The primary objective is avoiding false negatives at all cost. Here comes list of avoided false negatives:

  • Somewhere on lenny/squeeze time-span APT methods have changed behaviour. In past they opened target for writing instantly. Now they create a temporal and upon finishing rename it to target. For obvious reasons methods do not communicate neither progress nor filename of temporal. If naming or handling of unfinished transfers would ever change there will be breakage.

  • Then. When transfer is finished *physically* it's not reported just yet (temporal has been renamed). A method calculates hashes. For obvious reasons methods do not coummunicate progress either. Naive approach would be to check size and then just wait forever.
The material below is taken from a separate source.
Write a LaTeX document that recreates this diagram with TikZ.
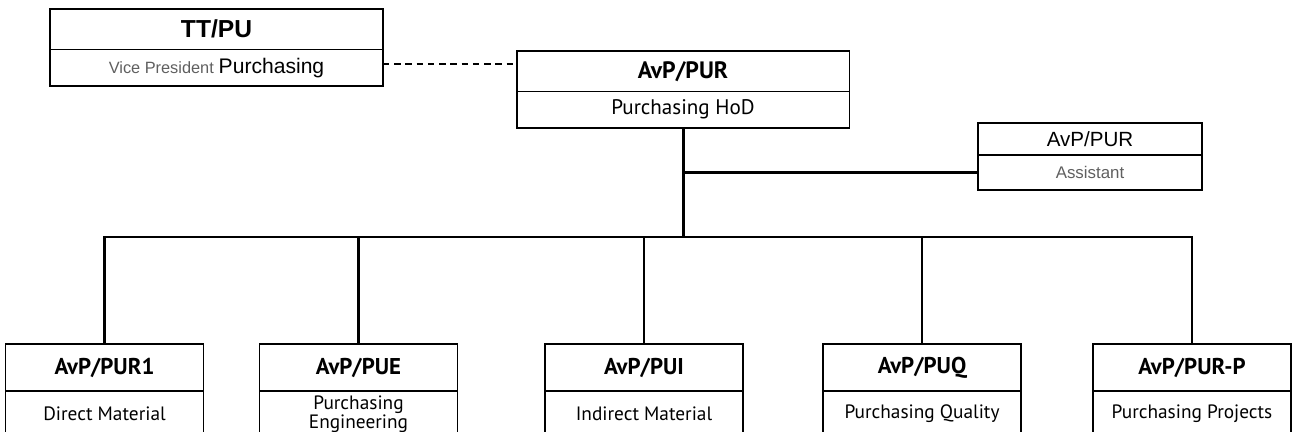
\documentclass[tikz,border=0pt]{standalone}
\usepackage{fontspec}
\setmainfont{PT Sans}
\newfontfamily\arialfont{Liberation Sans}
\usetikzlibrary{positioning}
\definecolor{rolegray}{RGB}{95,95,95}
\tikzset
{
    tophead/.style  = {draw=black, line width=1.1pt, inner sep=0pt, outer sep=0pt, minimum width=6.66cm, minimum height=0.81cm},
    toprole/.style  = {draw=black, line width=1.1pt, inner sep=0pt, outer sep=0pt, minimum width=6.66cm, minimum height=0.73cm},
    ashead/.style   = {draw=black, line width=1.1pt, inner sep=0pt, outer sep=0pt, minimum width=4.48cm, minimum height=0.64cm, font=\arialfont\fontsize{11.7}{13}\selectfont},
    asrole/.style   = {draw=black, line width=1.1pt, inner sep=0pt, outer sep=0pt, minimum width=4.48cm, minimum height=0.70cm, font=\arialfont\fontsize{9.6}{11}\selectfont, text=rolegray},
    unithead/.style = {draw=black, line width=1.1pt, inner sep=0pt, outer sep=0pt, minimum width=3.96cm, minimum height=0.94cm, font=\bfseries\fontsize{13}{15}\selectfont},
    unitrole/.style = {draw=black, line width=1.1pt, inner sep=0pt, outer sep=0pt, minimum width=3.96cm, minimum height=0.92cm, align=center, font=\fontsize{11}{11}\selectfont},
    link/.style     = {line width=1.2pt},
    trunk/.style    = {line width=1.7pt}
}

\begin{document}
\begin{tikzpicture}[x=0.02cm, y=-0.02cm]
\path[use as bounding box] (0,0) rectangle (1293,432);
\clip (0,0) rectangle (1293,432);
% top level
\node [tophead, font=\arialfont\bfseries\fontsize{14}{16}\selectfont] at (216.5,29.25) (tthead) {TT/PU};
\node [toprole, below=0pt of tthead] (ttrole) {\arialfont{\fontsize{9.3}{11}\selectfont\color{rolegray}Vice President} {\fontsize{12}{14}\selectfont Purchasing}};
\node [tophead, font=\bfseries\fontsize{13.5}{15}\selectfont] at (683,71.25) (purhead) {AvP/PUR};
\node [toprole, below=0pt of purhead, font=\fontsize{12}{14}\selectfont] (purrole) {Purchasing HoD};
\node [ashead] at (1090,139) (ashead) {AvP/PUR};
\node [asrole, below=0pt of ashead] (asrole) {Assistant};
% units
\node [unithead] at (104.5,367.5) (pur1head) {AvP/PUR1};
\node [unitrole, below=0pt of pur1head] (pur1role) {Direct Material};
\node [unithead] at (358.5,367.5) (puehead) {AvP/PUE};
\node [unitrole, below=0pt of puehead] (puerole) {Purchasing\\Engineering};
\node [unithead] at (644,367.5) (puihead) {AvP/PUI};
\node [unitrole, below=0pt of puihead] (puirole) {Indirect Material};
\node [unithead] at (922,367.5) (puqhead) {AvP/PUQ};
\node [unitrole, below=0pt of puqhead] (puqrole) {Purchasing Quality};
\node [unithead] at (1192,367.5) (purphead) {AvP/PUR-P};
\node [unitrole, below=0pt of purphead] (purprole) {Purchasing Projects};
% lines
\coordinate (bus) at (683,237);
\draw [link, dash pattern=on 3.6pt off 2.8pt] ([yshift=0.07cm]ttrole.east) -- ([yshift=0.07cm]ttrole.east -| purhead.west);
\draw [trunk] (purrole.south) -- (purrole.south |- bus);
\draw [link] (asrole.west) -- (asrole.west -| purrole.south);
\draw [link] (pur1head.north) -- (pur1head.north |- bus) -- (purphead.north |- bus) -- (purphead.north);
\draw [link] (puehead.north) -- (puehead.north |- bus);
\draw [link] (puihead.north) -- (puihead.north |- bus);
\draw [link] (puqhead.north) -- (puqhead.north |- bus);
\end{tikzpicture}
\end{document}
That's possible size isn't known beforehand. So _read_callback() increases number of ticks before signaling timeout. That increase is function of tick length ($ConfigData{tick}), current file size, and supposed IO speed. The IO speed is hardcoded to be 15MB/sec. So if media is realy slow (like a diskette or something) there's a possibility of breakage. However, those nitty-gritty manipulations won't result ever in timeout decrease.

For now it's not clear if _read_callback() ought to provide some diagnostics. Right now it doesn't.

SEE ALSO

File::AptFetch::Cookbook, "APT Method Itnerface" in libapt-pkg-doc package, apt-config(1), apt.conf(5)

AUTHOR

Eric Pozharski, <whynot@cpan.org>

COPYRIGHT & LICENSE

Copyright 2009, 2010, 2014 by Eric Pozharski

This library is free in sense: AS-IS, NO-WARANRTY, HOPE-TO-BE-USEFUL. This library is released under GNU LGPLv3.